A two-way coupled fluid–structure interaction method for predicting the slamming loads and structural responses on a stiffened wedge

Ships navigating through rough seas are subjected to slamming loads from waves, which can lead to structural damage and maritime accidents. The wedge model is commonly employed to investigate slamming loads and structural responses. While a stiffened wedge closely resembles a real ship hull plate, incorporating it into fluid–structure interaction simulations presents challenges. This paper proposes a two-way coupled fluid–structure interaction method to examine slamming loads and structural responses of a free fall non-prismatic stiffened steel wedge.
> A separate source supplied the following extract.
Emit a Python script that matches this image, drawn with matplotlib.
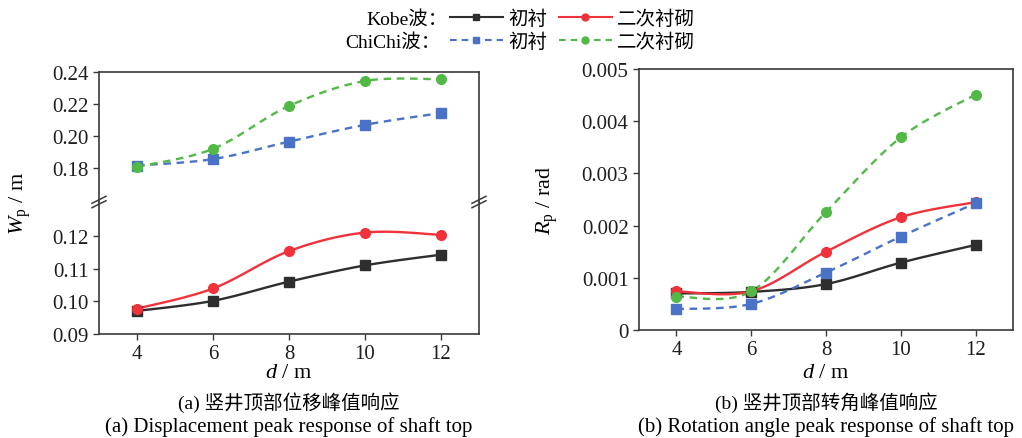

Hydrodynamic loads are determined through Reynolds-averaged Navier–Stokes computations using OpenFOAM, while structural responses are predicted using the finite element analysis (FEA) software Calculix. To achieve two-way coupling between computational fluid dynamics and FEA simulations, a coupling library for partitioned multi-physics simulations, preCICE, is introduced. The computed impact pressure and stress align well with available experimental data. Various free fall heights are investigated in the numerical simulations. The results indicate that elastic deformation mitigates impact pressure, while the presence of transverse ribs enhances the rigidity of the flexible plate. The duration of pressure and the peak slamming pressure exhibit an inverse correlation. Greater free fall heights result in shorter pressure duration times, and smaller free fall heights may reduce rise time. Three-dimensional effects cause pressure to decrease along the midpoint of the plate toward both sides. Additionally, structural stress in the central area exceeds that in the areas on both sides at the same height. In conclusion, the proposed two-way coupled model proves suitable for accurately and efficiently computing hydroelastic slamming on flexible wedges.